- SET TASK
Your task is to repeat the lines from the line with "Emit a component" to the line with "YAxis, CartesianGrid, LabelList", both ends included, and nothing else. Pictures stay out of the copy.

════════════════════

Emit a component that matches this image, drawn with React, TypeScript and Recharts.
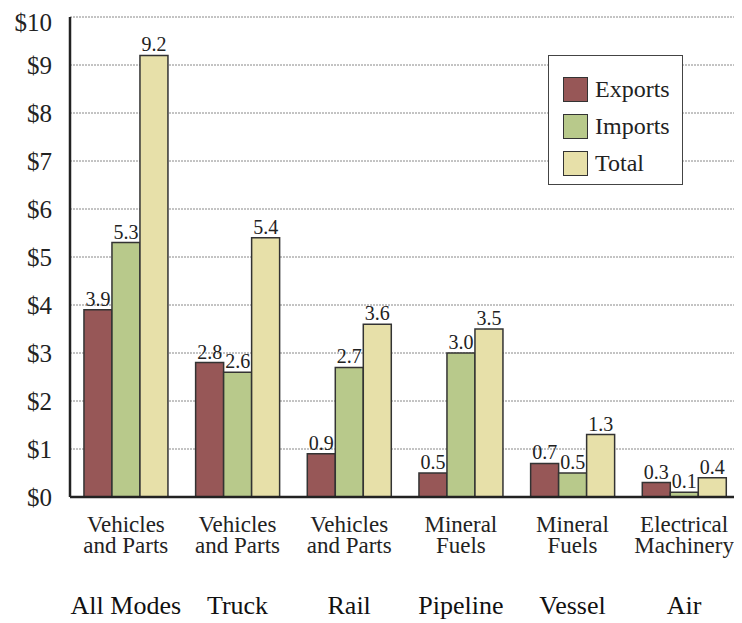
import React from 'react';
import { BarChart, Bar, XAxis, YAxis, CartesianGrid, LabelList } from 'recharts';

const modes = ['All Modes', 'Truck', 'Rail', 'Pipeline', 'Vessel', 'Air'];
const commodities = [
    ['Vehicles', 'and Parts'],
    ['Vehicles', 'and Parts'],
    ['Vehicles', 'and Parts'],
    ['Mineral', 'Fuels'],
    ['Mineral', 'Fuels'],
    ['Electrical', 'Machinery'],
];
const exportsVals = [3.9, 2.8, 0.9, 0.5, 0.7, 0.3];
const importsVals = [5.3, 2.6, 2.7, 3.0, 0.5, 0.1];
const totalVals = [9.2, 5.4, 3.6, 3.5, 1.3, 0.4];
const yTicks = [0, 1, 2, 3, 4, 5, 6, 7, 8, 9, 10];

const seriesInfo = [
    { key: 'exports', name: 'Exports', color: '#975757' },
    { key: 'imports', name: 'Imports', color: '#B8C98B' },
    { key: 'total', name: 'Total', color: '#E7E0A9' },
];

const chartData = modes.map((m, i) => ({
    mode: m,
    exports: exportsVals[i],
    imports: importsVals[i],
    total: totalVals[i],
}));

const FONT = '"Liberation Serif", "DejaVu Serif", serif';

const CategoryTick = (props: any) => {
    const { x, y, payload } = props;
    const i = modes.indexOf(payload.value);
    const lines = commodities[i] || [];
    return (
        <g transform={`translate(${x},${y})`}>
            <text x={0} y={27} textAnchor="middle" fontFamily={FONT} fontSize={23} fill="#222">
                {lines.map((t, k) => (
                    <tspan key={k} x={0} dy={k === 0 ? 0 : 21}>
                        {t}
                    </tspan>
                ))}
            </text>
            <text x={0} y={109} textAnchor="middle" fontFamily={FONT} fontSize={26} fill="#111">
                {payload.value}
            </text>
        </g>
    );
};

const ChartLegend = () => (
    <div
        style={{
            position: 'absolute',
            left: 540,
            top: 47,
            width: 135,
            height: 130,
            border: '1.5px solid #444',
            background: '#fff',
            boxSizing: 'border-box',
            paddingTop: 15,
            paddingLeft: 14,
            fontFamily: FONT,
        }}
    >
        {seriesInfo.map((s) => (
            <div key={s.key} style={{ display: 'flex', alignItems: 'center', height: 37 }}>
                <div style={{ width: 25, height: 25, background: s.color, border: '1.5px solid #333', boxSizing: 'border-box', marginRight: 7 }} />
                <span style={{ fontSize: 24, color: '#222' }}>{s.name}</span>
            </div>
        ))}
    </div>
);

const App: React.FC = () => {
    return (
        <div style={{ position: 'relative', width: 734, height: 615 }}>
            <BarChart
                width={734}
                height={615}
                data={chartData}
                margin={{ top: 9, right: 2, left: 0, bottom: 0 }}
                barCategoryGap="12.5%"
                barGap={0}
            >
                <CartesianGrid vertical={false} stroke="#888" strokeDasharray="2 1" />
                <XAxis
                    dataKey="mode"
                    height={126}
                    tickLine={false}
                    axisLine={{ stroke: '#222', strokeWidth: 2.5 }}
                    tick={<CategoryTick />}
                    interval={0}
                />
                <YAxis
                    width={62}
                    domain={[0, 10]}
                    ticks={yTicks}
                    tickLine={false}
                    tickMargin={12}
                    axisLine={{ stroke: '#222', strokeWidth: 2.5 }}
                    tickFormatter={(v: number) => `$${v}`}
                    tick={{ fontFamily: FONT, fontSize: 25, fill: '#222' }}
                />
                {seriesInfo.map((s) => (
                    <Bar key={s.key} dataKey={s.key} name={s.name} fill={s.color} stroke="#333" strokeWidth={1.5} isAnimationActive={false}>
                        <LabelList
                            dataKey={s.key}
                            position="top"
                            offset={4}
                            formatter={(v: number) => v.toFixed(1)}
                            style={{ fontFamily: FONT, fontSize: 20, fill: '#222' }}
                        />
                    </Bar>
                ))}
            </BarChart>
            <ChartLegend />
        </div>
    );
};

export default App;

════════════════════

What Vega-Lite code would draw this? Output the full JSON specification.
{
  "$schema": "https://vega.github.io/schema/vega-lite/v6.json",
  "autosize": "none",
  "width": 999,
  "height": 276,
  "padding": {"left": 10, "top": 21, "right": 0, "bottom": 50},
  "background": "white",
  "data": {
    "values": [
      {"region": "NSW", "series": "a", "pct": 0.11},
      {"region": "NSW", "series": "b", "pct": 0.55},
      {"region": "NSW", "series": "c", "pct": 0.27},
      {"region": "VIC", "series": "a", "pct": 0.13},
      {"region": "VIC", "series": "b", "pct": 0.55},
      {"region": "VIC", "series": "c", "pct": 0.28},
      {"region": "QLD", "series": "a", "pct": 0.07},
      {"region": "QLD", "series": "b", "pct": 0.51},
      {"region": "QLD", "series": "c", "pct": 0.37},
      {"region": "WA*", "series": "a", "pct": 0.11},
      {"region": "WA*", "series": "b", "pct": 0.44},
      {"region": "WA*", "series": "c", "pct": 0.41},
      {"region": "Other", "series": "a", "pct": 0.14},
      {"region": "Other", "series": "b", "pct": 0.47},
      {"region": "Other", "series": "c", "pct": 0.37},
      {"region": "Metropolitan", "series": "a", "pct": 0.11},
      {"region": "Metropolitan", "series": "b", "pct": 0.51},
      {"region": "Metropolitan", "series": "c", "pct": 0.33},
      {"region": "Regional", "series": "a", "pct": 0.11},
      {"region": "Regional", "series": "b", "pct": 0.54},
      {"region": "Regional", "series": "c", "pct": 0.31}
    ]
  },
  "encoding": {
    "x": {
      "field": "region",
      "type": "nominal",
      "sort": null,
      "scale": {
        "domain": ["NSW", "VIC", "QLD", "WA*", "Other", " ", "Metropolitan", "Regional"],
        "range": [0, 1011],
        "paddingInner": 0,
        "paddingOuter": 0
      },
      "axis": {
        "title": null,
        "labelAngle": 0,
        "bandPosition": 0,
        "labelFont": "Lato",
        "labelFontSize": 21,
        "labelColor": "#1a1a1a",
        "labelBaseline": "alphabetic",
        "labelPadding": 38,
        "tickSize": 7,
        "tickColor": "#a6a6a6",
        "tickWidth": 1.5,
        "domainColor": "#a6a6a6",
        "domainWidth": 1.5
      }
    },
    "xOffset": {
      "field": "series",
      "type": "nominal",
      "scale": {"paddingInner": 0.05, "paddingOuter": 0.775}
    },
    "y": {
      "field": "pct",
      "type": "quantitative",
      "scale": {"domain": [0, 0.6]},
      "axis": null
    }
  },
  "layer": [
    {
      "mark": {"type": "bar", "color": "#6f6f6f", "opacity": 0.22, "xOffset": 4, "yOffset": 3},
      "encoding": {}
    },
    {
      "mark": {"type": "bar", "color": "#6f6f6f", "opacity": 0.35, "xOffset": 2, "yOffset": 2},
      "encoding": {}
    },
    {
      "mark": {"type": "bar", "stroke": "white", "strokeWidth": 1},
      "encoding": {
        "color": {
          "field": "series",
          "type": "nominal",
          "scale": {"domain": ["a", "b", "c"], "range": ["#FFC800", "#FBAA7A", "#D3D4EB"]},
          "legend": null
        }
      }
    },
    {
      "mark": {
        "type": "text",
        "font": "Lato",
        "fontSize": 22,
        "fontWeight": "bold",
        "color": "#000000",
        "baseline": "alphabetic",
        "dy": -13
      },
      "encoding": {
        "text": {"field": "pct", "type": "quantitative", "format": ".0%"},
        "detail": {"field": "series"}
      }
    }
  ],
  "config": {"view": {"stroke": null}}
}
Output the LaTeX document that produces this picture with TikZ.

════════════════════

- WRITTEN SOLUTION
Emit a component that matches this image, drawn with React, TypeScript and Recharts.
import React from 'react';
import { BarChart, Bar, XAxis, YAxis, CartesianGrid, LabelList } from 'recharts';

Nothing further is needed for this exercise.